Let $(B_t)_{t\in\mathbb{R}}$ be a two-sided Brownian motion, defined as $B(t) = \begin{cases} B_1(t),\quad t >0 \\ 0, \quad t = 0 \\ B_2(-t), \quad t < 0 \end{cases}$. For some $a>0$ let $T:=\inf\{t\geq 0: B_t=a\}$ be the hitting time of $a$. By the strong Markov property, the process $(B_{T+t}-B_T)_{t\geq0}$ is a standard Brownian Motion.
I know that $(B_{T+t}-B_T)_{t\in\mathbb{R}}$ is not a two-sided Brownian motion, but I cannot find a rigorous argument to prove it. I get the idea that if one goes backwards in time (from $T$ to $0$), one gets something negative, which cannot be normally distributed, but I don't manage to write it down appropriately. I am grateful for any help you might give me.
Perhaps this is a detailed enough usage of your argument.

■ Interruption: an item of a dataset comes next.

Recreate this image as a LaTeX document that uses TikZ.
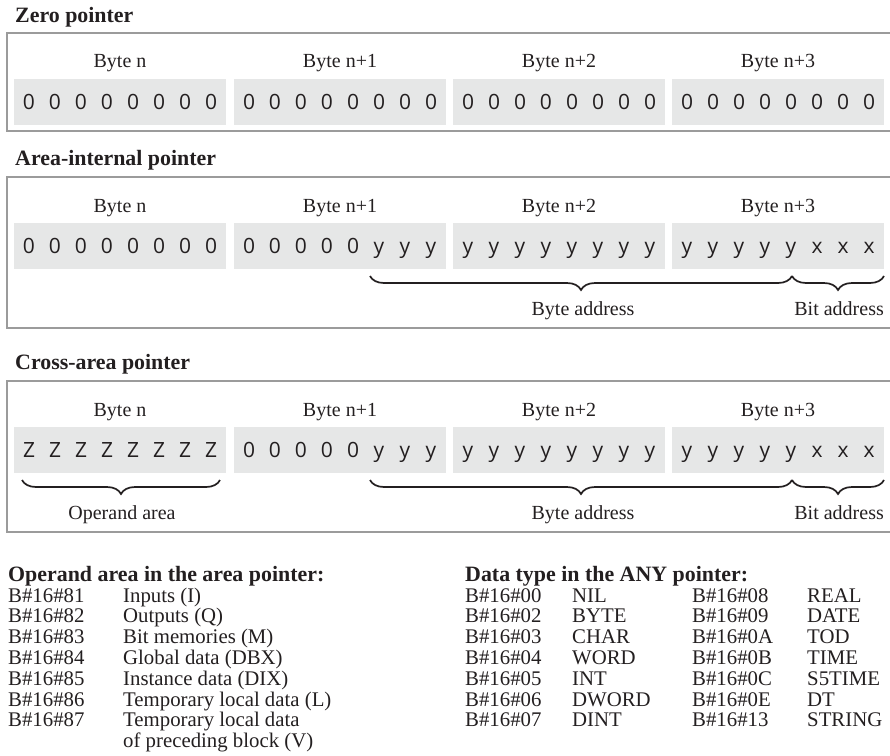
\documentclass[tikz,border=0pt]{standalone}
\usepackage{fontspec}
\setmainfont{Liberation Serif}
\setsansfont{Open Sans}
\usetikzlibrary{positioning,decorations.pathreplacing}

\definecolor{framegray}{HTML}{9B9B9B}
\definecolor{cellgray}{HTML}{E6E7E7}
\definecolor{inkblack}{HTML}{231F20}

\newcommand{\bitrow}[8]{\makebox[26pt]{#1}\makebox[26pt]{#2}\makebox[26pt]{#3}\makebox[26pt]{#4}%
  \makebox[26pt]{#5}\makebox[26pt]{#6}\makebox[26pt]{#7}\makebox[26pt]{#8}}

\begin{document}
\begin{tikzpicture}[x=1pt,y=-1pt,
  every node/.style={text=inkblack},
  ttl/.style={anchor=base west,inner sep=0pt,font=\fontsize{21.9}{24}\selectfont\bfseries},
  lbl/.style={anchor=base,inner sep=0pt,font=\fontsize{20}{22}\selectfont},
  cell/.style={fill=cellgray,minimum width=212pt,minimum height=46pt,inner sep=0pt,
    text height=15pt,text depth=0pt,font=\sffamily\fontsize{21}{24}\selectfont},
  frame/.style={draw=framegray,line width=1.3pt},
  brc/.style={draw=inkblack,line width=1.7pt,decorate,decoration={brace,mirror,amplitude=14pt}},
  tbl/.style={anchor=base west,inner sep=0pt,font=\fontsize{20.8}{20.8}\selectfont}]
  \useasboundingbox (0,0) rectangle (890,755);

  % zero pointer
  \node[ttl] (t1) at (15,22) {Zero pointer};
  \draw[frame] (895,33) -- (7,33) -- (7,131) -- (895,131);
  \node[lbl] (l11) at (120,67) {Byte n};   \node[lbl] (l12) at (340,67) {Byte n+1};
  \node[lbl] (l13) at (559,67) {Byte n+2}; \node[lbl] (l14) at (778,67) {Byte n+3};
  \node[cell] (c11) at (120,101.5) {\bitrow00000000};
  \node[cell] (c12) at (340,101.5) {\bitrow00000000};
  \node[cell] (c13) at (559,101.5) {\bitrow00000000};
  \node[cell] (c14) at (778,101.5) {\bitrow00000000};

  % area-internal pointer
  \node[ttl] (t2) at (15,165) {Area-internal pointer};
  \draw[frame] (895,177) -- (7,177) -- (7,328) -- (895,328);
  \node[lbl] (l21) at (120,212) {Byte n};   \node[lbl] (l22) at (340,212) {Byte n+1};
  \node[lbl] (l23) at (559,212) {Byte n+2}; \node[lbl] (l24) at (778,212) {Byte n+3};
  \node[cell] (c21) at (120,245.5) {\bitrow00000000};
  \node[cell] (c22) at (340,245.5) {\bitrow00000yyy};
  \node[cell] (c23) at (559,245.5) {\bitrow yyyyyyyy};
  \node[cell] (c24) at (778,245.5) {\bitrow yyyyyxxx};
  \coordinate (b2a) at (370,276); \coordinate (b2b) at (792,276); \coordinate (b2c) at (884,276);
  \draw[brc] (b2a) -- (b2b);
  \draw[brc] (b2b) -- (b2c);
  \node[lbl] (byte2) at (583,315) {Byte address};
  \node[lbl,anchor=base east] (bit2) at (884,315) {Bit address};

  % cross-area pointer
  \node[ttl] (t3) at (15,369) {Cross-area pointer};
  \draw[frame] (895,381) -- (7,381) -- (7,532) -- (895,532);
  \node[lbl] (l31) at (120,416) {Byte n};   \node[lbl] (l32) at (340,416) {Byte n+1};
  \node[lbl] (l33) at (559,416) {Byte n+2}; \node[lbl] (l34) at (778,416) {Byte n+3};
  \node[cell] (c31) at (120,449.5) {\bitrow ZZZZZZZZ};
  \node[cell] (c32) at (340,449.5) {\bitrow00000yyy};
  \node[cell] (c33) at (559,449.5) {\bitrow yyyyyyyy};
  \node[cell] (c34) at (778,449.5) {\bitrow yyyyyxxx};
  \coordinate (b3o) at (22,480); \coordinate (b3p) at (220,480);
  \coordinate (b3a) at (370,480); \coordinate (b3b) at (792,480); \coordinate (b3c) at (884,480);
  \draw[brc] (b3o) -- (b3p);
  \draw[brc] (b3a) -- (b3b);
  \draw[brc] (b3b) -- (b3c);
  \node[lbl] (opa) at (122,519) {Operand area};
  \node[lbl] (byte3) at (583,519) {Byte address};
  \node[lbl,anchor=base east] (bit3) at (884,519) {Bit address};

  % tables
  \node[ttl] (areattl) at (8,581) {Operand area in the area pointer:};
  \node[tbl] (areatbl) at (8,602) {\begin{tabular}[t]{@{}p{115pt}@{}l@{}}
    B\#16\#81 & Inputs (I)\\
    B\#16\#82 & Outputs (Q)\\
    B\#16\#83 & Bit memories (M)\\
    B\#16\#84 & Global data (DBX)\\
    B\#16\#85 & Instance data (DIX)\\
    B\#16\#86 & Temporary local data (L)\\
    B\#16\#87 & Temporary local data\\
              & of preceding block (V)
  \end{tabular}};
  \node[ttl] (anyttl) at (465,581) {Data type in the ANY pointer:};
  \node[tbl] (anytbl) at (465,602) {\begin{tabular}[t]{@{}p{107pt}@{}p{120pt}@{}p{115pt}@{}l@{}}
    B\#16\#00 & NIL   & B\#16\#08 & REAL\\
    B\#16\#02 & BYTE  & B\#16\#09 & DATE\\
    B\#16\#03 & CHAR  & B\#16\#0A & TOD\\
    B\#16\#04 & WORD  & B\#16\#0B & TIME\\
    B\#16\#05 & INT   & B\#16\#0C & S5TIME\\
    B\#16\#06 & DWORD & B\#16\#0E & DT\\
    B\#16\#07 & DINT  & B\#16\#13 & STRING
  \end{tabular}};
\end{tikzpicture}
\end{document}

Define $\tilde B$ by $\tilde B_t = B_{T+t} - B_t$. As you said, if this were a two-sided Brownian motion (say its left side was $\tilde B_2$), we have a positive probability that it is a positive number: $$ P\big(\tilde B_{-T/2} \in [0,\infty)\big) = P\big( \tilde B_2(T/2) \in [0,\infty)\big) = 1/2. $$
On the other hand, because $B_1$ is almost-surely continuous, we have that $B_1|_{[0,T/2]} < a$ almost-surely, by the intermediate value theorem and definition of our stopping time $T$. Consequently, $B_{T/2}-B_T < 0$ almost-surely. This means that $$ P\big(\tilde B_{-T/2} \in [0,\infty)\big) = P\big( B_{T/2} - B_T \in [0,\infty) \big) = 0. $$